> **Record extracts**:
** START **
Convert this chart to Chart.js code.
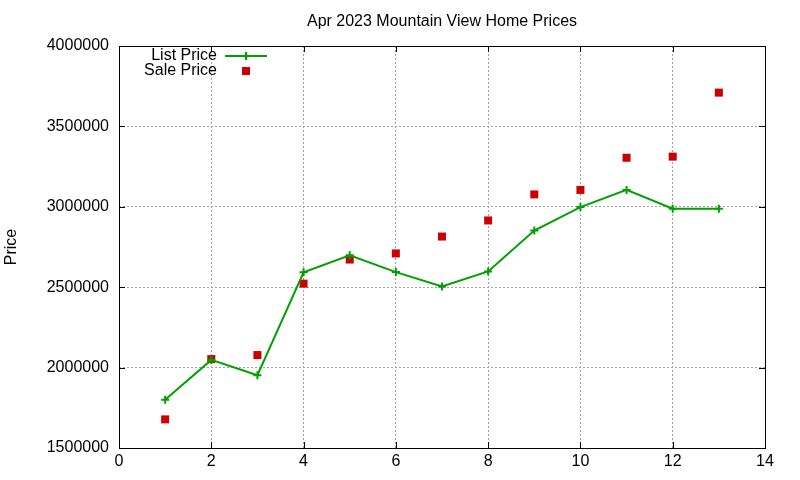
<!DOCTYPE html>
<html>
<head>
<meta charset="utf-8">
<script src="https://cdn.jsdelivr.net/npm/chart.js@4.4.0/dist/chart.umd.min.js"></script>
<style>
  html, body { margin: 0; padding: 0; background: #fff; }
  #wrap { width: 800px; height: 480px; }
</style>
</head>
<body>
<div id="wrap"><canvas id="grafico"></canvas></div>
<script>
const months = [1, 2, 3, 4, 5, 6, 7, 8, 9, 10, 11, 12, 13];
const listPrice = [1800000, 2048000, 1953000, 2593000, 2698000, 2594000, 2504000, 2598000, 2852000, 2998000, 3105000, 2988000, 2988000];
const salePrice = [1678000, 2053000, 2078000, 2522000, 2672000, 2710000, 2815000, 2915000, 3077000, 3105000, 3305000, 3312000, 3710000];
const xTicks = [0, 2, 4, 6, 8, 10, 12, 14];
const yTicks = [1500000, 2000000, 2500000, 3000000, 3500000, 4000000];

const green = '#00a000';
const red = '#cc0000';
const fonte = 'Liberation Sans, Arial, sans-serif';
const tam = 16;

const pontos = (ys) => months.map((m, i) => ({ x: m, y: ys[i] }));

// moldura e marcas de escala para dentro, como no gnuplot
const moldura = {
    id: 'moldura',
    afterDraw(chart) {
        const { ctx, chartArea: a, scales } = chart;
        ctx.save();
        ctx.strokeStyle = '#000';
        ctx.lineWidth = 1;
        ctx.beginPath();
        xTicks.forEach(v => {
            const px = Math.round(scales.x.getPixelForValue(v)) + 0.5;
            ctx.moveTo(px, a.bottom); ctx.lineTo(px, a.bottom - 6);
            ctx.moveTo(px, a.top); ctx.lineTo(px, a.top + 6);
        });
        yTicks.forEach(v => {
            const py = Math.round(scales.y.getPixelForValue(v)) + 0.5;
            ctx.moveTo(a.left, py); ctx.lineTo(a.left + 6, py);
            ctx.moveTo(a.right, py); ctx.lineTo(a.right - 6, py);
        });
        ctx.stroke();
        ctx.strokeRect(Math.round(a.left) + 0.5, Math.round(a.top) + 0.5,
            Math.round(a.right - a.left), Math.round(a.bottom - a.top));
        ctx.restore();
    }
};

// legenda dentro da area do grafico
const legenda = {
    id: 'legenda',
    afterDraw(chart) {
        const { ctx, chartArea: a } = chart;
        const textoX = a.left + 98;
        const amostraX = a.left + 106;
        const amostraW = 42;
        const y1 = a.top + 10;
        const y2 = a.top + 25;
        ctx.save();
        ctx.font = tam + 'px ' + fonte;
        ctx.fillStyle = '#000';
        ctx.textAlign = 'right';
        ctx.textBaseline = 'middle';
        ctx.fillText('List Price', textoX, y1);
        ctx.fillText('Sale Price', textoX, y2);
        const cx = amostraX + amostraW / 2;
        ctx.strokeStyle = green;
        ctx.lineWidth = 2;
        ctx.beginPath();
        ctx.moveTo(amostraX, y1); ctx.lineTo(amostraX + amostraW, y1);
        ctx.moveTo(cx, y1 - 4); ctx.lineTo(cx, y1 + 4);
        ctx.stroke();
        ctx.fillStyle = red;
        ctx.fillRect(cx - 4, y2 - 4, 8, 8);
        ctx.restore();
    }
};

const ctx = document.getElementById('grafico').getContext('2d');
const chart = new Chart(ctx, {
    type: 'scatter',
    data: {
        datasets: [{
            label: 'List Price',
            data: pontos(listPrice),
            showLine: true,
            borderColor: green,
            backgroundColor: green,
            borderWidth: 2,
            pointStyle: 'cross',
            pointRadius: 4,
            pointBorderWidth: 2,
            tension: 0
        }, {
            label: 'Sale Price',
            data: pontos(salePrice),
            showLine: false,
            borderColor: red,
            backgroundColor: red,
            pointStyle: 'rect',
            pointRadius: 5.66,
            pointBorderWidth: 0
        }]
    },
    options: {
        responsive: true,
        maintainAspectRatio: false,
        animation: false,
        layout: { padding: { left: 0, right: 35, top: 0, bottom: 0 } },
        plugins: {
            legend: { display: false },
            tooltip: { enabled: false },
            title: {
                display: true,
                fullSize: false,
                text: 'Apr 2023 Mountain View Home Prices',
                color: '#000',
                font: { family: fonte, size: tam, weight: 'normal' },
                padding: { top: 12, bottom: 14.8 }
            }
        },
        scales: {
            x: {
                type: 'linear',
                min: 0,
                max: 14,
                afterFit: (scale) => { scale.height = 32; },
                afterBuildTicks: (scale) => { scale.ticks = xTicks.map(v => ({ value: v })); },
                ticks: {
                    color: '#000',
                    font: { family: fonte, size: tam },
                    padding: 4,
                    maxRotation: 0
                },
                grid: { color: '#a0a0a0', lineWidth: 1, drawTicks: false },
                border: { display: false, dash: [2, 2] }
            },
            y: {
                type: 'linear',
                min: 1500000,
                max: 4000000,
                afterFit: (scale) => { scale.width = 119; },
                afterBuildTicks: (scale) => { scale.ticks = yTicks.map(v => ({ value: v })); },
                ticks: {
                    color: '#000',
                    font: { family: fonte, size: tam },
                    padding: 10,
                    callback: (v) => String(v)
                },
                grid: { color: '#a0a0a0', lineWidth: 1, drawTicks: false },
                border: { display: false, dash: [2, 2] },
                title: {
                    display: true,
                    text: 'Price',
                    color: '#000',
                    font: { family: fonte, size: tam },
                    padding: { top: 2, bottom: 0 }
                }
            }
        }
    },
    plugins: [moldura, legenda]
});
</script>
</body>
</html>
** END **
** START **
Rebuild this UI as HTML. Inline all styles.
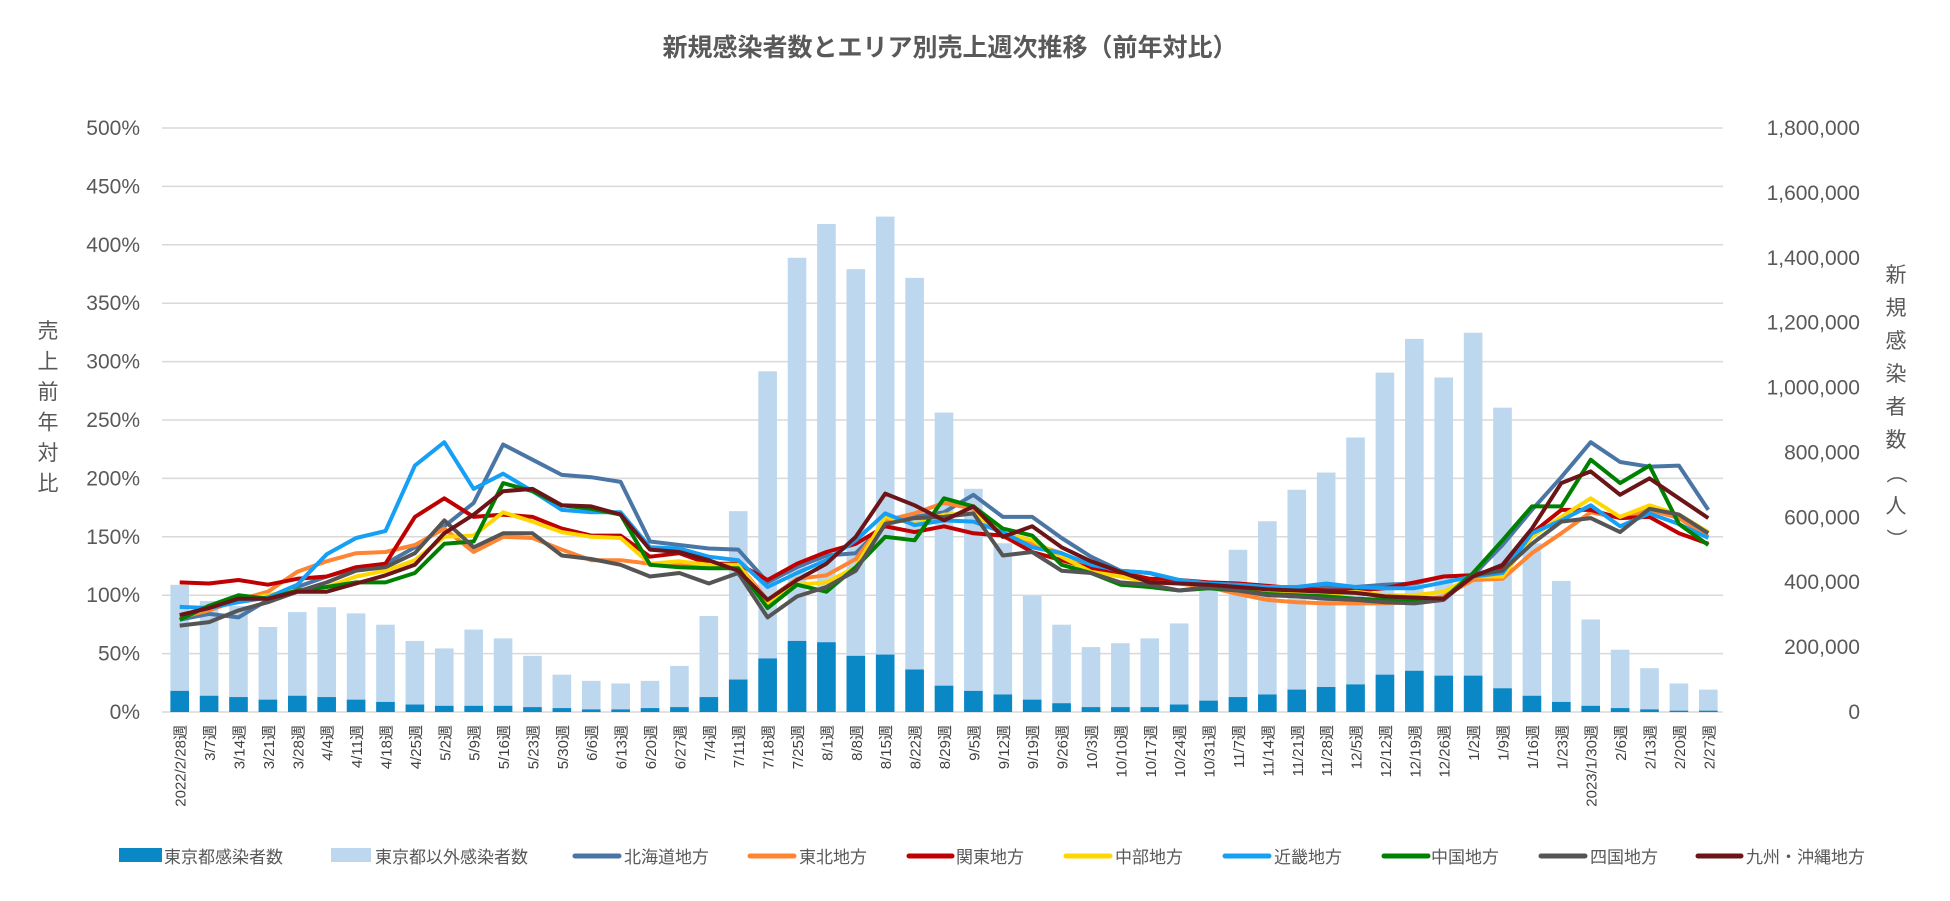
** END **
Your answer should be a single number: the count of lines that contain "this".

> **Completed task**: 2